## Directions:
Do not repeat pictures. Repeat exactly the lines of the listing below from its first line through the line with "(-398,-340) rectangle (390,359);".

## Dataset excerpt:
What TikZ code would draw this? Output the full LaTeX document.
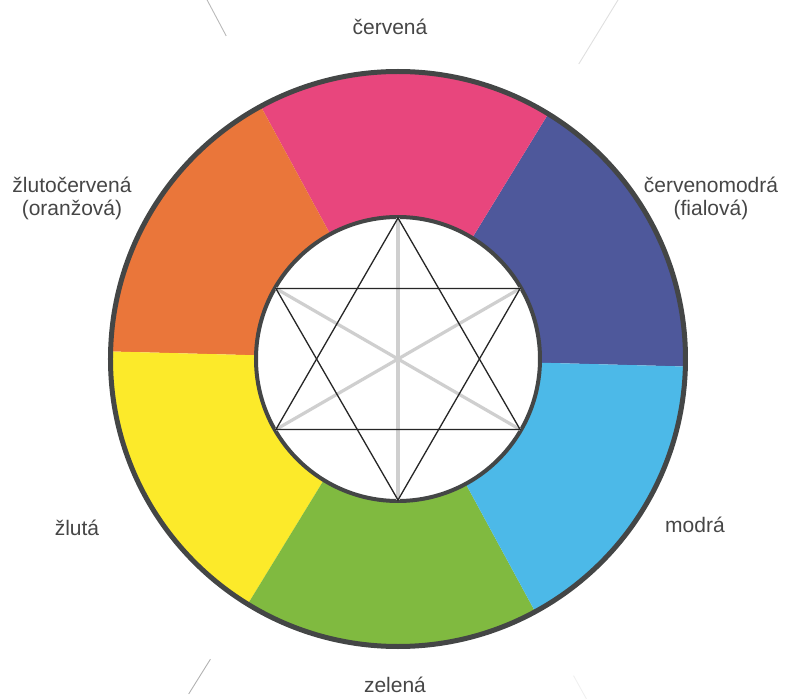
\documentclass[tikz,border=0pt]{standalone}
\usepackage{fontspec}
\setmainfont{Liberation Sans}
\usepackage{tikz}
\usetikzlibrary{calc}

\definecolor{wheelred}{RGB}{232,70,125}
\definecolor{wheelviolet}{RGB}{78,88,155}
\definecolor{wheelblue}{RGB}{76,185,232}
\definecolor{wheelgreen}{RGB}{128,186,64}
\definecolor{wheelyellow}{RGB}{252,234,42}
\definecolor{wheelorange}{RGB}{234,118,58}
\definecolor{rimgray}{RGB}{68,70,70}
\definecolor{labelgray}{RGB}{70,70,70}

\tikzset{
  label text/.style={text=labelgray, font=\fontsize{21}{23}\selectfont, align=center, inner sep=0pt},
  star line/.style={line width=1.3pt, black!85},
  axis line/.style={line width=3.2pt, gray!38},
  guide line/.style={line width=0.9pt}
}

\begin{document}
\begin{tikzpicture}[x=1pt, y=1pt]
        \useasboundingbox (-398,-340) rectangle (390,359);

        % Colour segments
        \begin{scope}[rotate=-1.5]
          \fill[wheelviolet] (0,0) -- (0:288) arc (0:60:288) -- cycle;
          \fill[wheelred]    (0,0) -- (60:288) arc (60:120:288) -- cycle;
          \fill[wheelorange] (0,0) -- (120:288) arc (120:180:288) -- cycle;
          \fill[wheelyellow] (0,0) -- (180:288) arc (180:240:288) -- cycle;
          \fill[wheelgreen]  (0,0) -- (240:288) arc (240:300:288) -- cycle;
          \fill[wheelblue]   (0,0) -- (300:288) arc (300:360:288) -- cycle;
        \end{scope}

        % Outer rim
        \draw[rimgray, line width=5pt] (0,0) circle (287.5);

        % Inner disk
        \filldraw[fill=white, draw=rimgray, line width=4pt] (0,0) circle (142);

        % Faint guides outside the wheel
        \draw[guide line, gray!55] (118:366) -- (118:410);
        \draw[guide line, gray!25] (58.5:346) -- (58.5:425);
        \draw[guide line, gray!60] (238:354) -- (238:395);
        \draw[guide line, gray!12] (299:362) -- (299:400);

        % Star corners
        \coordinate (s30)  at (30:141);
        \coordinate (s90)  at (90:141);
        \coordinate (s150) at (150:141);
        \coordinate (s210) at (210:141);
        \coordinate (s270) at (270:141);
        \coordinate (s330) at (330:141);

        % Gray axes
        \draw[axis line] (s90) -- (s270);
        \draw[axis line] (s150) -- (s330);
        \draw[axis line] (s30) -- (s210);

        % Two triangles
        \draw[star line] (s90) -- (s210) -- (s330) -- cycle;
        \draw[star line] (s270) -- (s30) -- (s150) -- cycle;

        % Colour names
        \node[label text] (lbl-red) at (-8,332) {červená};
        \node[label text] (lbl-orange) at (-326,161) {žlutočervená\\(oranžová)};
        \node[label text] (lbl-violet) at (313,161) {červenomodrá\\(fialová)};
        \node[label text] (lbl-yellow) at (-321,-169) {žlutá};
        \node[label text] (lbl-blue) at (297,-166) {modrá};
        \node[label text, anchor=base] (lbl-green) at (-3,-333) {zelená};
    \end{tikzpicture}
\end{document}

## Complete response:
What TikZ code would draw this? Output the full LaTeX document.
\documentclass[tikz,border=0pt]{standalone}
\usepackage{fontspec}
\setmainfont{Liberation Sans}
\usepackage{tikz}
\usetikzlibrary{calc}

\definecolor{wheelred}{RGB}{232,70,125}
\definecolor{wheelviolet}{RGB}{78,88,155}
\definecolor{wheelblue}{RGB}{76,185,232}
\definecolor{wheelgreen}{RGB}{128,186,64}
\definecolor{wheelyellow}{RGB}{252,234,42}
\definecolor{wheelorange}{RGB}{234,118,58}
\definecolor{rimgray}{RGB}{68,70,70}
\definecolor{labelgray}{RGB}{70,70,70}

\tikzset{
  label text/.style={text=labelgray, font=\fontsize{21}{23}\selectfont, align=center, inner sep=0pt},
  star line/.style={line width=1.3pt, black!85},
  axis line/.style={line width=3.2pt, gray!38},
  guide line/.style={line width=0.9pt}
}

\begin{document}
\begin{tikzpicture}[x=1pt, y=1pt]
        \useasboundingbox (-398,-340) rectangle (390,359);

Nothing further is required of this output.